Thursday, January 22, 2009

Some interesting links

  1. Greg Mankiw links to a paper that estimates the economic benefit of college degrees. Economics is on top, with finance jobs way out in front.
  2. The worst review of the new BSG ever, written by the original Starbuck. My favorite line, which is in fact 100% wrong is: "In the new un-imagined, re-imagined world of “Battlestar Galactica” everything is female driven. The male characters, from Adama on down, are confused, weak and wracked with indecision, while the female characters are decisive, bold, angry as hell, puffing cigars (gasp!) and not about to take it any more."
  3. An interesting op-ed from NYT columnist Nicholas Kristof argues that sweatshops are a welcome reprieve from far worse work for many in developing countries. As the World Bank PSD blog points out, this is obviously a very controversial argument, and may be "setting up a false choice between scavenging and sweatshops and between free trade and labor standards".
  4. For all of those who are worried about adopting European health care systems, a recent paper sets out a very strong argument that we pay too much and get way too little, compared to Europe.
  5. Is Google the next stage in economic development agencies?

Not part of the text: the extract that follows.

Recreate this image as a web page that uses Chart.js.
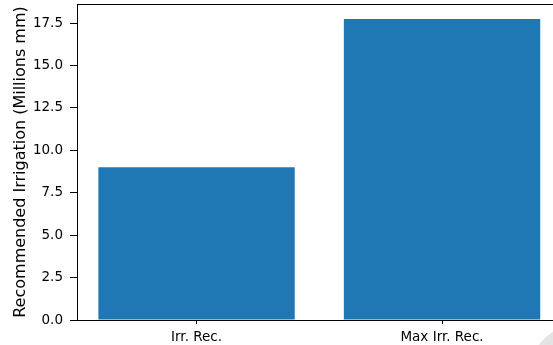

PSD thinks so, and, based on my own expereince with development agencies, I say yes, please.
  6. Shanta Devarajan points out an interesting effect of the recent decline in commodity prices. Developing countries that just a year ago were at the top of the list in benefiting from higher prices are now at the bottom. The lesson is, relying on commodities for income makes your economy subject to a lot of variance.
  7. I'm taking my time thinking through the new paper by Pedro Dal Bรณ, Andrew Foster and Louis Putterman coming out soon in AER. They find that allowing people to democratically decide on a policy to improve cooperation improves cooperation even more than if the same policy had been imposed by the researchers. Is this evidence, as they indirectly suggest, that the participatory element in democracy actually makes people more willing to cooperate?